Wednesday, July 11, 2012

Laos protests innocence as Mekong concerns snowball

Laos protests innocence as Mekong concerns snowball

Date: 
 July 10, 2012
crossing the mekong
The deputy energy minister of Laos denies his country has ignored agreements with neighboring countries over the building of the controversial USD3.5 billion Xayaburi hydropower dam on the Mekong River.
The project – and others planned for the Mekong and its tributaries – has come under fire from activists, people living along the river and some neighboring countries because of what they saw as an inadequate environmental impact assessment.
Late last month the NGO, International Rivers, published an investigative report saying that Thai construction firm Ch Karnchang Pcl, the main developer of the 1,260 megawatt dam, was continuing with work on the project despite a Laos agreement last December to suspend it.
The deputy minister, Viraphonh Viravong, argues the government had kept its promise, although he admits geological sub-surface surveying was being carried out in the Mekong valley.
"We plan to invite development partners and Mekong River Commission member countries to visit the project site so they can see the actual development for themselves," he told the Vientiane Times daily. "The Xayaburi project will develop one of the most transparent and modern dams in the world."
Another study published in January warned that if 78 hydropower dams scheduled for construction along tributaries of the Mekong River go ahead, they will permanently block critical fish migration routes, with "catastrophic" implications for the world's biggest inland fishery. The authors, writing in Proceedings of the National Academy of Sciences, noted that their paper was the first strategic analysis of these tributary dams.
Around 60 million people in China, Myanmar, Laos, Thailand, Cambodia and Vietnam live along the banks of the Mekong and tributaries and many rely on fish for their livelihoods and food.
Mekong map of dams
The authors made a detailed study of 27 dams where construction is planned between 2015 and 2030, to better understand implications for fish biodiversity, food security and hydropower in the Mekong River Basin. They found that the facilities would stop fish from migrating "between the river's downstream floodplains and upstream tributaries".
Co-author Eric Baran, a scientist at the WorldFish Center in Cambodia, said the lower part of the Mekong basin produces nearly 770,000 tons of fish per year – as much as the combined freshwater catch of Europe and South America.

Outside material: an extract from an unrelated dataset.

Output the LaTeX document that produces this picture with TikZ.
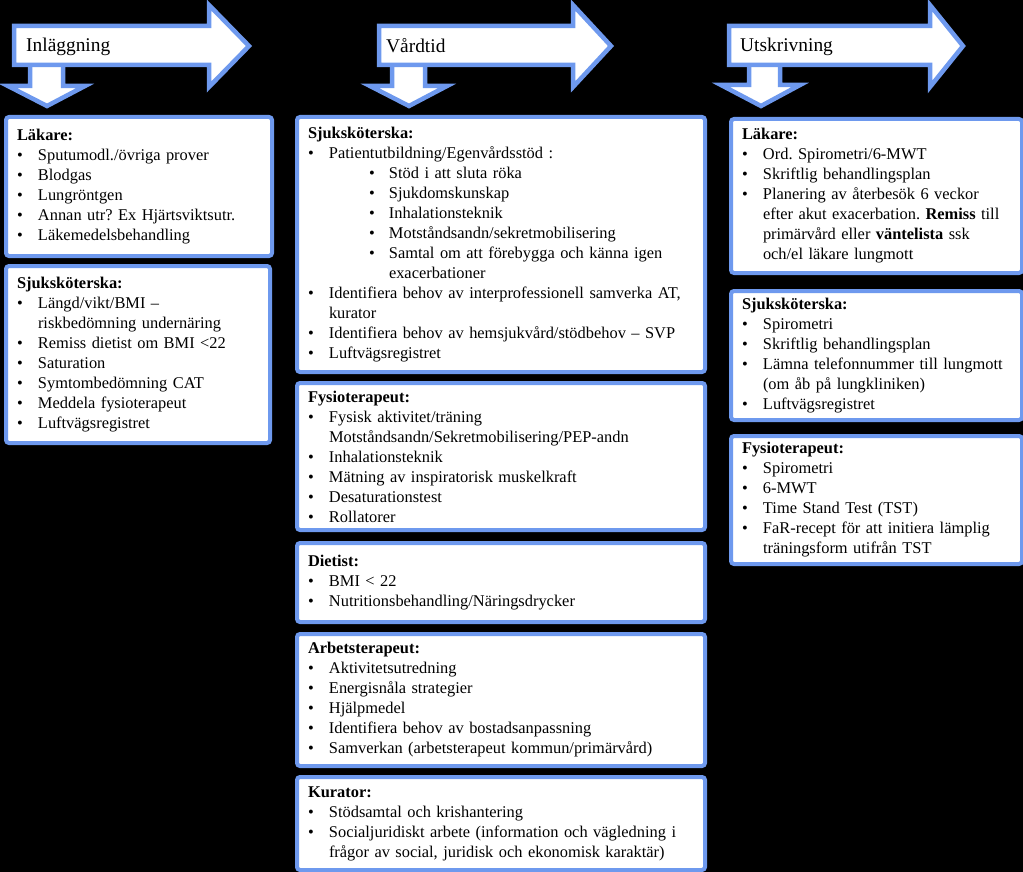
\documentclass[tikz,border=0pt]{standalone}
\usepackage{fontspec}
\setmainfont{Liberation Serif}
\usetikzlibrary{positioning}

\definecolor{rimblue}{RGB}{110,153,238}

\newcommand{\itm}[1]{\par\hangindent=21pt\hangafter=1\noindent\makebox[21pt][l]{\textbullet}#1\par}
\newcommand{\subitm}[1]{\par\hangindent=81pt\hangafter=1\noindent\hspace*{61pt}\makebox[20pt][l]{\textbullet}#1\par}

\begin{document}
\frenchspacing
\begin{tikzpicture}[
    x=1pt, y=-1pt,
    panel/.style={draw=rimblue, line width=4pt, fill=white, rounded corners=3pt,
      anchor=north west, align=left, inner xsep=11pt, inner ysep=2pt,
      font=\fontsize{16.4}{20}\selectfont},
    bigarrow/.style={draw=rimblue, line width=4.5pt, fill=white, line join=miter},
    phase/.style={anchor=base west, inner sep=0pt, font=\fontsize{19.4}{23}\selectfont}
  ]
    \fill[black] (0,0) rectangle (1023,872);
    \useasboundingbox (0,0) rectangle (1023,872);

    % down arrows
    \draw[bigarrow] (30,60) -- (30,86) -- (8,86) -- (47,106) -- (85,86) -- (63,86) -- (63,60);
    \draw[bigarrow] (392,60) -- (392,86) -- (370,86) -- (409,106) -- (447,86) -- (425,86) -- (425,60);
    \draw[bigarrow] (749,60) -- (749,85) -- (721,85) -- (761,106) -- (800,85) -- (780,85) -- (780,60);

    % phase arrows
    \draw[bigarrow] (14,26) -- (209,26) -- (209,5) -- (249,46) -- (209,87) -- (209,65) -- (14,65) -- cycle;
    \draw[bigarrow] (379,26) -- (573,26) -- (573,5) -- (611,46) -- (573,87) -- (573,65) -- (379,65) -- cycle;
    \draw[bigarrow] (729,26) -- (930,26) -- (930,5) -- (963,46) -- (930,87) -- (930,65) -- (729,65) -- cycle;
    \node[phase] (inl) at (26,52) {Inläggning};
    \node[phase] (vard) at (386,53) {Vårdtid};
    \node[phase] (utskr) at (740,52) {Utskrivning};

    % Inläggning
    \node[panel, text width=244pt, minimum height=139pt] (lakIn) at (4,115) {%
      \textbf{Läkare:}
      \itm{Sputumodl./övriga prover}
      \itm{Blodgas}
      \itm{Lungröntgen}
      \itm{Annan utr? Ex Hjärtsviktsutr.}
      \itm{Läkemedelsbehandling}};
    \node[panel, text width=242pt, minimum height=177pt] (sskIn) at (4,264) {%
      \textbf{Sjuksköterska:}
      \itm{Längd/vikt/BMI –\newline riskbedömning undernäring}
      \itm{Remiss dietist om BMI <22}
      \itm{Saturation}
      \itm{Symtombedömning CAT}
      \itm{Meddela fysioterapeut}
      \itm{Luftvägsregistret}};

    % Vårdtid
    \node[panel, text width=386pt, minimum height=255pt] (sskVard) at (295,115) {%
      \textbf{Sjuksköterska:}
      \itm{Patientutbildning/Egenvårdsstöd :}
      \subitm{Stöd i att sluta röka}
      \subitm{Sjukdomskunskap}
      \subitm{Inhalationsteknik}
      \subitm{Motståndsandn/sekretmobilisering}
      \subitm{Samtal om att förebygga och känna igen\newline exacerbationer}
      \itm{Identifiera behov av interprofessionell samverka AT,\newline kurator}
      \itm{Identifiera behov av hemsjukvård/stödbehov – SVP}
      \itm{Luftvägsregistret}};
    \node[panel, text width=386pt, minimum height=147pt] (fysVard) at (295,381) {%
      \textbf{Fysioterapeut:}
      \itm{Fysisk aktivitet/träning\newline Motståndsandn/Sekretmobilisering/PEP-andn}
      \itm{Inhalationsteknik}
      \itm{Mätning av inspiratorisk muskelkraft}
      \itm{Desaturationstest}
      \itm{Rollatorer}};
    \node[panel, text width=386pt, minimum height=79pt] (dietVard) at (295,541) {%
      \textbf{Dietist:}
      \itm{BMI < 22}
      \itm{Nutritionsbehandling/Näringsdrycker}};
    \node[panel, text width=386pt, minimum height=132pt] (arbVard) at (295,632) {%
      \textbf{Arbetsterapeut:}
      \itm{Aktivitetsutredning}
      \itm{Energisnåla strategier}
      \itm{Hjälpmedel}
      \itm{Identifiera behov av bostadsanpassning}
      \itm{Samverkan (arbetsterapeut kommun/primärvård)}};
    \node[panel, text width=386pt, minimum height=93pt] (kurVard) at (295,775) {%
      \textbf{Kurator:}
      \itm{Stödsamtal och krishantering}
      \itm{Socialjuridiskt arbete (information och vägledning i\newline frågor av social, juridisk och ekonomisk karaktär)}};

    % Utskrivning
    \node[panel, text width=269pt, minimum height=154pt] (lakUt) at (729,117) {%
      \textbf{Läkare:}
      \itm{Ord. Spirometri/6-MWT}
      \itm{Skriftlig behandlingsplan}
      \itm{Planering av återbesök 6 veckor\newline efter akut exacerbation. \textbf{Remiss} till\newline primärvård eller \textbf{väntelista} ssk\newline och/el läkare lungmott}};
    \node[panel, text width=269pt, minimum height=129pt] (sskUt) at (729,289) {%
      \textbf{Sjuksköterska:}
      \itm{Spirometri}
      \itm{Skriftlig behandlingsplan}
      \itm{Lämna telefonnummer till lungmott\newline (om åb på lungkliniken)}
      \itm{Luftvägsregistret}};
    \node[panel, text width=269pt, minimum height=128pt] (fysUt) at (729,434) {%
      \textbf{Fysioterapeut:}
      \itm{Spirometri}
      \itm{6-MWT}
      \itm{Time Stand Test (TST)}
      \itm{FaR-recept för att initiera lämplig\newline träningsform utifrån TST}};
  \end{tikzpicture}
\end{document}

He said the "ambitious development agendas" of countries in the Mekong region, which include plans for rapid dam construction, could threaten the food security and livelihoods of 70 per cent of the basin's residents.

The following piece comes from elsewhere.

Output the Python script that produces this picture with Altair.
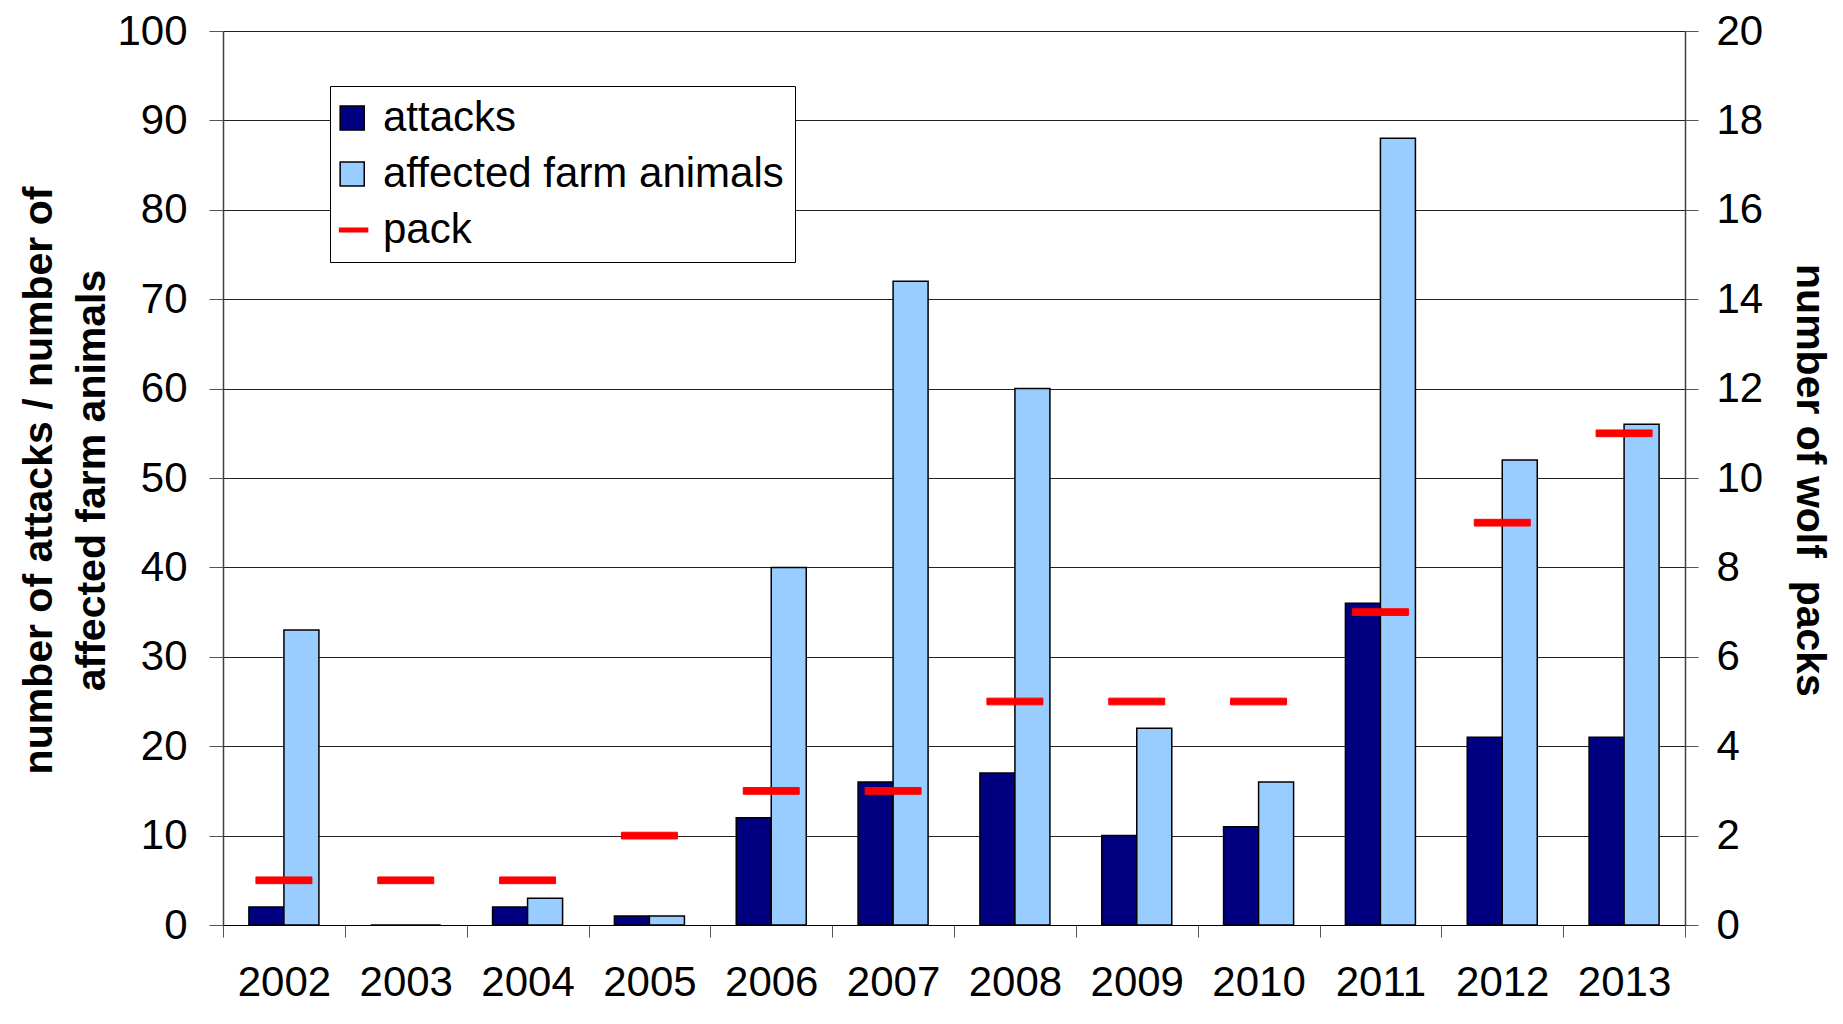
import altair as alt
import pandas as pd

years = ["2002", "2003", "2004", "2005", "2006", "2007", "2008", "2009", "2010", "2011", "2012", "2013"]
attacks = [2, 0, 2, 1, 12, 16, 17, 10, 11, 36, 21, 21]
affected = [33, 0, 3, 1, 40, 72, 60, 22, 16, 88, 52, 56]
packs = [1, 1, 1, 2, 3, 3, 5, 5, 5, 7, 9, 11]

series_names = ["attacks", "affected farm animals", "pack"]
fill_colors = ["#000080", "#99CCFF", "#FF0000"]
stroke_colors = ["#000000", "#000000", "#FF0000"]
shapes = ["M-1.56,-0.86H0.16V0.86H-1.56Z", "M-1.56,-0.86H0.16V0.86H-1.56Z", "M-1.6,-0.12H0.4V0.12H-1.6Z"]

left_ticks = list(range(0, 101, 10))
right_ticks = list(range(0, 21, 2))

bars_df = pd.DataFrame({
    "year": years * 2,
    "series": [series_names[0]] * len(years) + [series_names[1]] * len(years),
    "value": attacks + affected,
})
pack_df = pd.DataFrame({"year": years, "series": [series_names[2]] * len(years), "value": packs})

FONT = "Liberation Sans"

x_axis = alt.Axis(
    title=None, tickBand="extent", labelAngle=0, labelPadding=25, tickSize=12,
    labelFontSize=42, labelColor="#000000", domainColor="#000000", tickColor="#555555",
    grid=False,
)
x_scale = alt.Scale(paddingInner=0, paddingOuter=0)

color_scale = alt.Scale(domain=series_names, range=fill_colors)
stroke_scale = alt.Scale(domain=series_names, range=stroke_colors)
shape_scale = alt.Scale(domain=series_names, range=shapes)

bars = alt.Chart(bars_df).mark_bar(strokeWidth=1.5).encode(
    x=alt.X("year:N", sort=years, scale=x_scale, axis=x_axis),
    xOffset=alt.XOffset("series:N", scale=alt.Scale(domain=series_names[:2], paddingInner=0, paddingOuter=0.74)),
    y=alt.Y(
        "value:Q",
        scale=alt.Scale(domain=[0, 100]),
        axis=alt.Axis(
            values=left_ticks, tickSize=14, labelPadding=22, labelFontSize=42, labelColor="#000000",
            grid=True, gridColor="#222222", gridWidth=1,
            domainColor="#404040", domainWidth=1.5, tickColor="#555555",
            title=["number of attacks / number of", "affected farm animals"],
            titleFontSize=41, titleFontWeight="bold", titleLineHeight=53,
            titleX=-184, titleY=449, titleBaseline="middle", titleAngle=-90, titleColor="#000000",
        ),
    ),
    color=alt.Color("series:N", scale=color_scale, title=None),
    stroke=alt.Stroke("series:N", scale=stroke_scale, title=None),
)

pack_layer = alt.Chart(pack_df).mark_point(filled=True, size=3136, strokeWidth=1, opacity=1, xOffset=16.8).encode(
    x=alt.X("year:N", sort=years, scale=x_scale, axis=x_axis),
    y=alt.Y(
        "value:Q",
        scale=alt.Scale(domain=[0, 20]),
        axis=alt.Axis(
            orient="right", values=right_ticks, tickSize=13, labelPadding=18, labelFontSize=42,
            labelColor="#000000", grid=False, domainColor="#404040", domainWidth=1.5, tickColor="#555555",
            title="number of wolf\u00a0 packs", titleFontSize=41, titleFontWeight="bold",
            titleX=123, titleY=449, titleBaseline="middle", titleAngle=90, titleColor="#000000",
        ),
    ),
    color=alt.Color("series:N", scale=color_scale, title=None),
    stroke=alt.Stroke("series:N", scale=stroke_scale, title=None),
    shape=alt.Shape("series:N", scale=shape_scale, title=None),
)

chart = alt.layer(bars, pack_layer).resolve_scale(y="independent").properties(
    width=1462,
    height=894,
    autosize=alt.AutoSizeParams(type="none"),
    padding={"left": 215, "top": 23, "right": 148, "bottom": 86},
).configure(
    font=FONT,
).configure_view(
    stroke="transparent",
).configure_legend(
    orient="none", legendX=107, legendY=55,
    fillColor="#FFFFFF", strokeColor="#000000", padding=11, cornerRadius=0,
    labelFontSize=42, labelFont=FONT, labelColor="#000000", labelOffset=0, labelLimit=0,
    symbolSize=784, symbolStrokeWidth=1.5, rowPadding=14,
)

chart.save("out.html", embed_options={"renderer": "svg", "actions": False})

Xayaburi and other planned projects to dam the mainstream of the Mekong are subject to review by the Mekong River Commission, an advisory body founded by the four lower Mekong countries in 1995 to promote sustainable development along the river.
Plans to dam the Mekong's tributaries, however, are not currently subject to multilateral scruitiny. While most of the planned tributary dams will be built in Laos, the authors of the study say effects on fish biodiversity and availability would also be felt in Cambodia and Vietnam.
In addition, the Lower Se San 2, a controversial dam planned for a tributary in Cambodia, would have "highly detrimental" impacts on fish productivity, and could increase to 85 the number of endangered of fish species in the basin system — up from 9 during the last count in 2000 — and similarly increase the number of critically endangered species to 6, up from 1 in 2000.